Deputy of the 7th State Duma
- In office 5 October 2016 – 12 October 2021

Deputy of the 6th State Duma
- In office 21 December 2011 – 5 October 2016

Personal details
- Born: 29 May 1971 (age 54) Rostov-on-Don, Russian Soviet Federative Socialist Republic, USSR
- Party: United Russia
- Alma mater: Novocherkassk Higher Military Command School of Communications, Moscow State University

= Sergey Krivonosov =

Russian politician

Sergei Krivonosov (Сергей Владимирович Кривоносов; born 29 May 1971, in Rostov-on-Don) is a Russian political figure and deputy of the 6th, 7th, and 8th State Dumas.
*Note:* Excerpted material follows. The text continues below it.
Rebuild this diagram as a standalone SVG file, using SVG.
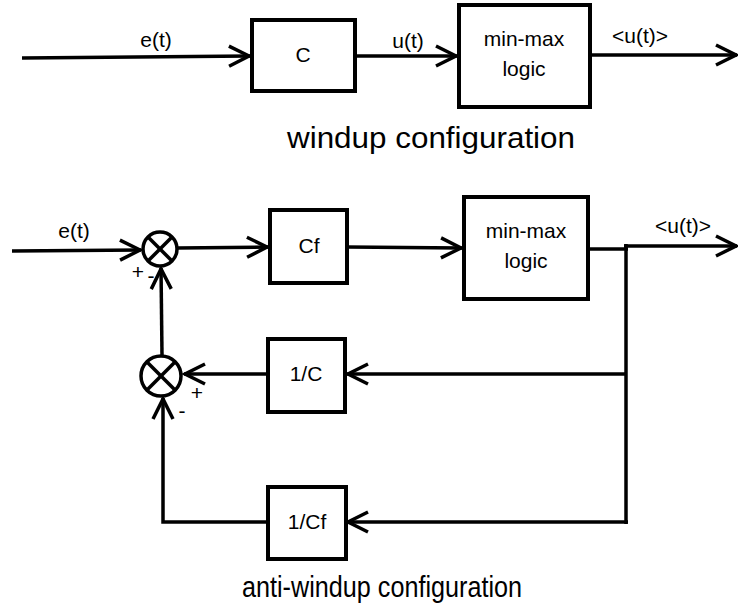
<svg xmlns="http://www.w3.org/2000/svg" width="738" height="610" viewBox="0 0 738 610">
  <defs>
    <marker id="arr" viewBox="-3 -3 28 26" refX="21" refY="10" markerWidth="28" markerHeight="26" markerUnits="userSpaceOnUse" orient="auto">
      <path d="M0,0 L20,10 L0,20" fill="none" stroke="#000" stroke-width="3.5"/>
    </marker>
    <style>
      .box { fill: #fff; stroke: #000; stroke-width: 4; }
      .ln { fill: none; stroke: #000; stroke-width: 3.5; }
      .sum { fill: #fff; stroke: #000; stroke-width: 3.5; }
      .t { font-family: "Liberation Sans", Arial, sans-serif; font-size: 21px; fill: #000; text-anchor: middle; }
      .s { font-family: "Liberation Sans", Arial, sans-serif; font-size: 21px; fill: #000; text-anchor: middle; }
      .cap { font-family: "Liberation Sans", Arial, sans-serif; fill: #000; text-anchor: middle; }
    </style>
  </defs>
  <rect width="738" height="610" fill="#fff"/>

  <g id="connectors">
    <!-- top -->
    <line class="ln" x1="22" y1="58" x2="250" y2="56" marker-end="url(#arr)"/>
    <line class="ln" x1="355" y1="56" x2="457" y2="56" marker-end="url(#arr)"/>
    <line class="ln" x1="590" y1="55" x2="737" y2="55" marker-end="url(#arr)"/>
    <!-- bottom -->
    <line class="ln" x1="12" y1="251" x2="141" y2="250" marker-end="url(#arr)"/>
    <line class="ln" x1="177" y1="248" x2="268" y2="247" marker-end="url(#arr)"/>
    <line class="ln" x1="347" y1="247" x2="462" y2="248" marker-end="url(#arr)"/>
    <line class="ln" x1="588" y1="249" x2="628" y2="249"/>
    <line class="ln" x1="624" y1="246" x2="737" y2="246" marker-end="url(#arr)"/>
    <line class="ln" x1="626" y1="244" x2="626" y2="524"/>
    <line class="ln" x1="626" y1="374" x2="347" y2="374" marker-end="url(#arr)"/>
    <line class="ln" x1="268" y1="374" x2="184" y2="374" marker-end="url(#arr)"/>
    <line class="ln" x1="162" y1="355" x2="161" y2="268" marker-end="url(#arr)"/>
    <line class="ln" x1="628" y1="522" x2="347" y2="522" marker-end="url(#arr)"/>
    <polyline class="ln" points="268,522 163,522 163,398" marker-end="url(#arr)"/>
  </g>

  <g id="lbl-e-top"><text class="t" x="156" y="47">e(t)</text></g>
  <g id="box-C">
    <rect class="box" x="252" y="20" width="103" height="71"/>
    <text class="t" x="303" y="62">C</text>
  </g>
  <g id="lbl-u-top"><text class="t" x="408" y="48">u(t)</text></g>
  <g id="box-minmax-top">
    <rect class="box" x="459" y="5" width="131" height="102"/>
    <text class="t" x="524" y="46">min-max</text>
    <text class="t" x="524" y="76">logic</text>
  </g>
  <g id="lbl-out-top"><text class="t" x="640" y="43">&lt;u(t)&gt;</text></g>
  <g id="cap-top"><text class="cap" x="431" y="148" font-size="30" textLength="288" lengthAdjust="spacingAndGlyphs">windup configuration</text></g>

  <g id="lbl-e-bot"><text class="t" x="74" y="238">e(t)</text></g>
  <g id="sum1">
    <circle class="sum" cx="160" cy="249" r="17"/>
    <line class="ln" x1="148" y1="237" x2="172" y2="261"/>
    <line class="ln" x1="172" y1="237" x2="148" y2="261"/>
    <text class="s" x="138" y="279">+</text>
    <text class="s" x="151" y="283">-</text>
  </g>
  <g id="box-Cf">
    <rect class="box" x="270" y="210" width="77" height="73"/>
    <text class="t" x="309" y="253">Cf</text>
  </g>
  <g id="box-minmax-bot">
    <rect class="box" x="464" y="197" width="124" height="102"/>
    <text class="t" x="526" y="238">min-max</text>
    <text class="t" x="526" y="268">logic</text>
  </g>
  <g id="lbl-out-bot"><text class="t" x="683" y="233">&lt;u(t)&gt;</text></g>
  <g id="sum2">
    <circle class="sum" cx="161" cy="376" r="20"/>
    <line class="ln" x1="147" y1="362" x2="175" y2="390"/>
    <line class="ln" x1="175" y1="362" x2="147" y2="390"/>
    <text class="s" x="197" y="400">+</text>
    <text class="s" x="182" y="418">-</text>
  </g>
  <g id="box-invC">
    <rect class="box" x="268" y="339" width="77" height="73"/>
    <text class="t" x="306" y="381">1/C</text>
  </g>
  <g id="box-invCf">
    <rect class="box" x="268" y="487" width="78" height="72"/>
    <text class="t" x="307" y="529">1/Cf</text>
  </g>
  <g id="cap-bot"><text class="cap" x="382" y="597" font-size="29" textLength="280" lengthAdjust="spacingAndGlyphs">anti-windup configuration</text></g>
</svg>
In 1992, Krivonosov graduated from the Novocherkassk Higher Military Command School of Communications. From 1991 to 1994, he served at the Northwestern Group of Forces in Tallinn and headed the communications platoon. After being transferred to the reserve, Krivonosov engaged in investment in the Black Sea coast tourism. For the next 15 years, he headed several commercial organizations. In 2002, Krivonosov joined the United Russia. In 2011, he became a deputy of the 6th State Duma. He was re-elected for the 7th and 8th State Dumas. In the Duma, Krivonosov works as Deputy Chairman of the Committee for Tourism and Development of Tourism Infrastructure.

In 2017, Krivonosov became the wealthiest among deputies from the Krasnodar Krai constituency with a monthly income of 4.2 million rubles.

== Sanctions ==
He was sanctioned by the UK government in 2022 in relation to the Russo-Ukrainian War.

On 24 March 2022, the United States Treasury sanctioned him in response to the 2022 Russian invasion of Ukraine.